Holding the Man

A tender and touching film that is already an Australian legend.
Sarah Ward
Published on August 28, 2015


When Timothy Conigrave wrote Holding the Man, it was clearly a work of great personal significance. The year was 1994, he was 34, and his memory was fading as a result of HIV-related complications. The narrative he committed to paper wasn't just his own memoir, but his way of recalling his life-long lover, John Caleo. Alas, Conigrave would succumb to his condition before his book was published, but his words, their romance and their plight have persevered to touch the hearts of many.

In fact, after more than two decades of reader devotion plus several stagings of theatre productions based on the text, Holding the Man comes to cinemas with the weight of considerable history. Others, including Walking on Water director and Conigrave's friend Tony Ayres, have previously tried and failed to bring the tale to the screen.

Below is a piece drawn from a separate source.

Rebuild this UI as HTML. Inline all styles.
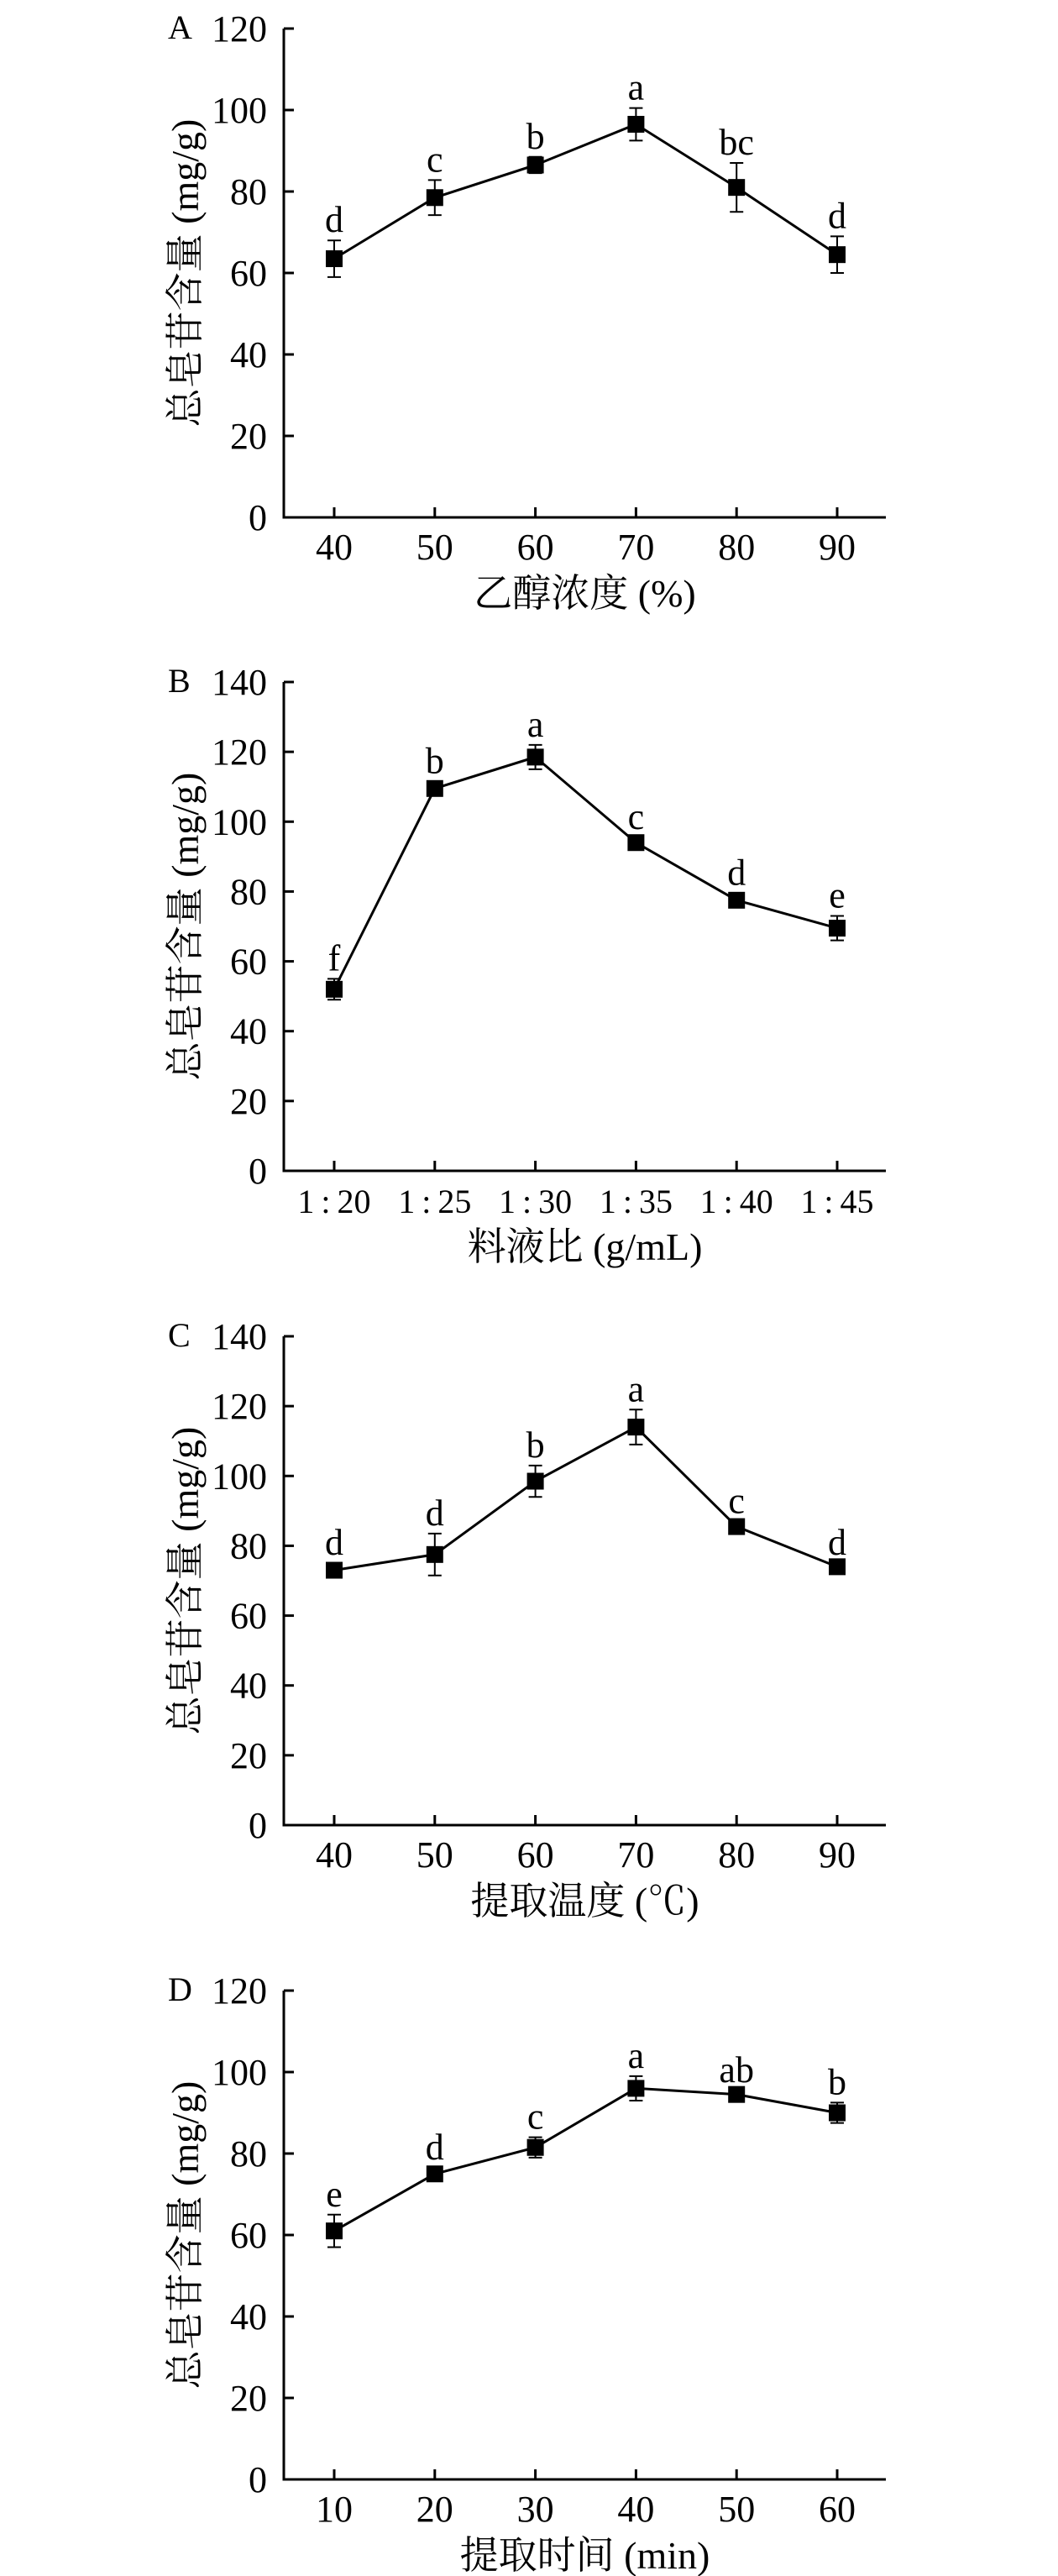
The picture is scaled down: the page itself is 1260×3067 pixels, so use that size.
<!DOCTYPE html>
<html><head><meta charset="utf-8">
<style>
html,body{margin:0;padding:0;background:#fff;}
svg{display:block;}
text{font-family:"Liberation Serif","Noto Serif CJK SC","Noto Sans CJK SC",serif;fill:#000;}
</style></head>
<body>
<svg id="chart" width="1260" height="3067" viewBox="0 0 1260 3067" xmlns="http://www.w3.org/2000/svg"></svg>
<script>
// Panel A
const catsA = ["40","50","60","70","80","90"];
const valsA = [63.5,78.5,86.5,96.5,81,64.5];
const errA = [4.5,4.3,2,4,6,4.5];
const sigA = ["d","c","b","a","bc","d"];
const ticksA = [0,20,40,60,80,100,120];
// Panel B
const catsB = ["1\u2009:\u200920","1\u2009:\u200925","1\u2009:\u200930","1\u2009:\u200935","1\u2009:\u200940","1\u2009:\u200945"];
const valsB = [52,109.5,118.5,94,77.5,69.5];
const errB = [3,2,3.5,1.5,2,3.5];
const sigB = ["f","b","a","c","d","e"];
const ticksB = [0,20,40,60,80,100,120,140];
// Panel C
const catsC = ["40","50","60","70","80","90"];
const valsC = [73,77.5,98.5,114,85.5,74];
const errC = [2,6,4.5,5,1.5,1];
const sigC = ["d","d","b","a","c","d"];
const ticksC = [0,20,40,60,80,100,120,140];
// Panel D
const catsD = ["10","20","30","40","50","60"];
const valsD = [61,75,81.5,96,94.5,90];
const errD = [4,1.5,2.5,3,1,2.5];
const sigD = ["e","d","c","a","ab","b"];
const ticksD = [0,20,40,60,80,100,120];

const svg = document.getElementById('chart');
const NS = 'http://www.w3.org/2000/svg';
function mk(tag, attrs, parent){
  const e = document.createElementNS(NS, tag);
  for (const k in attrs) e.setAttribute(k, attrs[k]);
  (parent||svg).appendChild(e);
  return e;
}

function panel(key, letter, cats, vals, errs, sigs, ticks, xtitle, y0, xfs){
  const g = mk('g', {});
  
  
  const x0 = 338, xEnd = 1055, H = 582;
  const ymax = ticks[ticks.length-1];
  const ys = v => y0 - v / ymax * H;
  const xs = i => 398 + i * 119.8;
  const ax = mk('path', {d:`M${x0} ${y0-H} V${y0} H${xEnd}`, fill:'none', stroke:'#000', 'stroke-width':3}, g);
  
  
  ticks.forEach(t => {
    const y = ys(t);
    const tk = mk('line', {x1:x0, x2:x0+12, y1:y, y2:y, stroke:'#000', 'stroke-width':3}, g);
    
    
    const tl = mk('text', {x:318, y:y+15, 'text-anchor':'end', 'font-size':44}, g);
    tl.textContent = t;
    
    
  });
  cats.forEach((c, i) => {
    const x = xs(i);
    const tk = mk('line', {x1:x, x2:x, y1:y0, y2:y0-12, stroke:'#000', 'stroke-width':3}, g);
    
    
    const tl = mk('text', {x:x, y:y0+50, 'text-anchor':'middle', 'font-size':xfs}, g);
    tl.textContent = c;
    
    
  });
  const pts = vals.map((v, i) => xs(i) + ',' + ys(v)).join(' ');
  const ln = mk('polyline', {points:pts, fill:'none', stroke:'#000', 'stroke-width':3}, g);
  
  
  vals.forEach((v, i) => {
    const x = xs(i), y = ys(v), e = errs[i];
    const eb = mk('path', {d:`M${x} ${ys(v+e)} V${ys(v-e)} M${x-8} ${ys(v+e)} H${x+8} M${x-8} ${ys(v-e)} H${x+8}`, fill:'none', stroke:'#000', 'stroke-width':2}, g);
    
    
    const m = mk('rect', {x:x-10, y:y-10, width:20, height:20, fill:'#000'}, g);
    
    
    const s = mk('text', {x:x, y:ys(v+e)-10, 'text-anchor':'middle', 'font-size':44}, g);
    s.textContent = sigs[i];
    
    
  });
  const pl = mk('text', {x:200, y:y0-H+12, 'font-size':40}, g);
  pl.textContent = letter;
  
  
  const cy = y0 - H/2;
  const yt = mk('text', {x:0, y:0, 'text-anchor':'middle', 'font-size':46, transform:`translate(236 ${cy}) rotate(-90)`}, g);
  yt.textContent = '总皂苷含量 (mg/g)';
  
  
  const xt = mk('text', {x:(x0+xEnd)/2, y:y0+106, 'text-anchor':'middle', 'font-size':46}, g);
  xt.textContent = xtitle;
  
  
}

panel('a', 'A', catsA, valsA, errA, sigA, ticksA, '乙醇浓度 (%)', 616, 44);
panel('b', 'B', catsB, valsB, errB, sigB, ticksB, '料液比 (g/mL)', 1394, 40);
panel('c', 'C', catsC, valsC, errC, sigC, ticksC, '提取温度 (℃)', 2173, 44);
panel('d', 'D', catsD, valsD, errD, sigD, ticksD, '提取时间 (min)', 2952, 44);
</script>
</body></html>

That filmmaker Neil Armfield and writer Tommy Murphy — who also wrote the play — succeed is no mean feat. That they do the story and their subjects justice in a tender and touching film isn't, either.

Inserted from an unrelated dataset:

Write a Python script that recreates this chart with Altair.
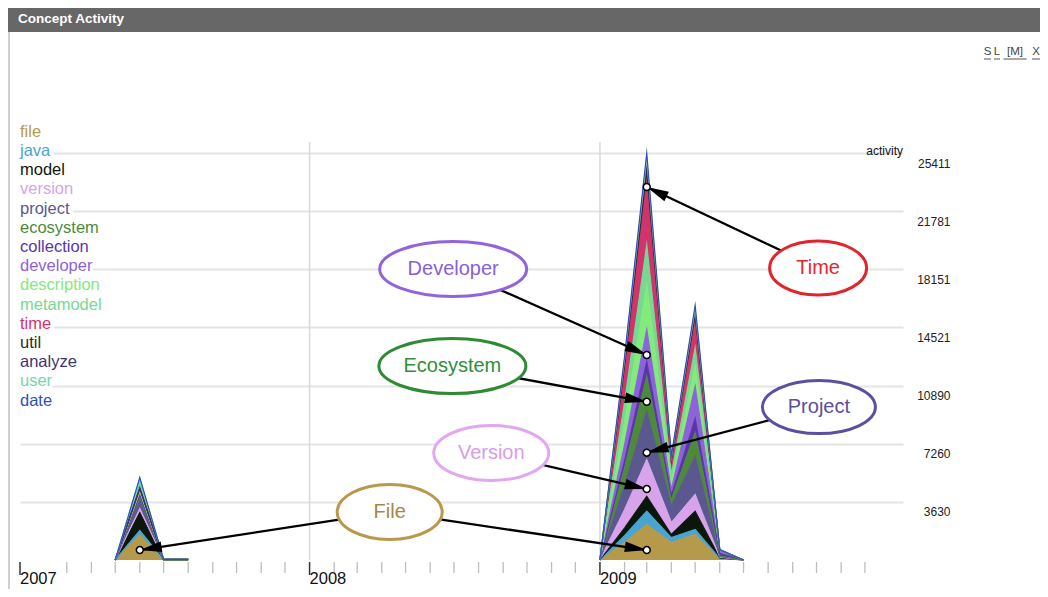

Conigrave (Ryan Corr) and Caleo (Craig Stott) first met as Melbourne schoolboys in the late '70s, the former an aspiring actor treading the boards in a class version of Romeo and Juliet, the latter running around football fields as an emerging Aussie Rules star, and both raising more than a few eyebrows for pursuing their relationship. Weathering the many storms wrought by the disapproval of their respective parents (played by Guy Pearce and Kerry Fox, and Anthony LaPaglia and Camilla Ah Kin), Australian society's intolerant attitudes, and the outbreak of the AIDS epidemic, theirs was not an easy romance, but until health issues cut short their time together, it was an enduring one.

Making his first film since 2006's Candy, Armfield doesn't take the linear approach to Conigrave and Caleo's love as he flits from their early to later years. He jumps between important moments with the affectionate recollection of someone assembling their thoughts — which is how Conigrave's experience is framed. Sometimes the feature is clumsy and clunky as a result, particularly in trying to relate teenage antics and in spouting dialogue that sounds a little too theatrical. Sometimes, it hits the mark perfectly; just witness the hospital-set scenes, and try to keep your eyes from misting over.

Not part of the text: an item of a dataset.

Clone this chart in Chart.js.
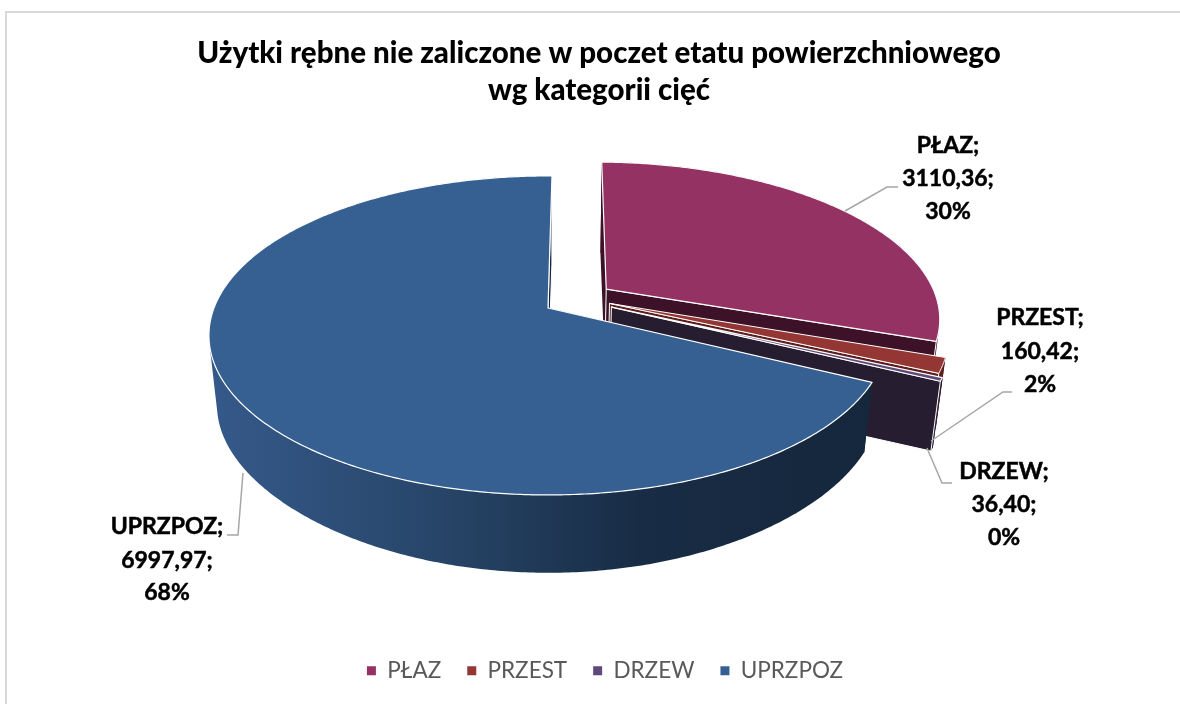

Of course, much of the emotion springs not from the warm colours the movie is painted in or from the period-appropriate rock soundtrack — both often overdone — but from the two lead performances. Even though they struggle with selling the characters' younger guises, Corr and Stott shine in conveying their opposites-attract pairing, as well as in showing the necessary growth and change as they traverse the trials, tribulations and troubles of being gay men in the 1980s.

Indeed, the central duo's efforts in embodying the real-life figures they play with authenticity and intimacy is what makes the film linger long after viewing. Holding the Man's outcome might be known, but its lasting impact in telling one of Australia's great tragedies still offers many a surprise, perhaps none more so than its heartbreaking combination of the sweet and the sorrowful.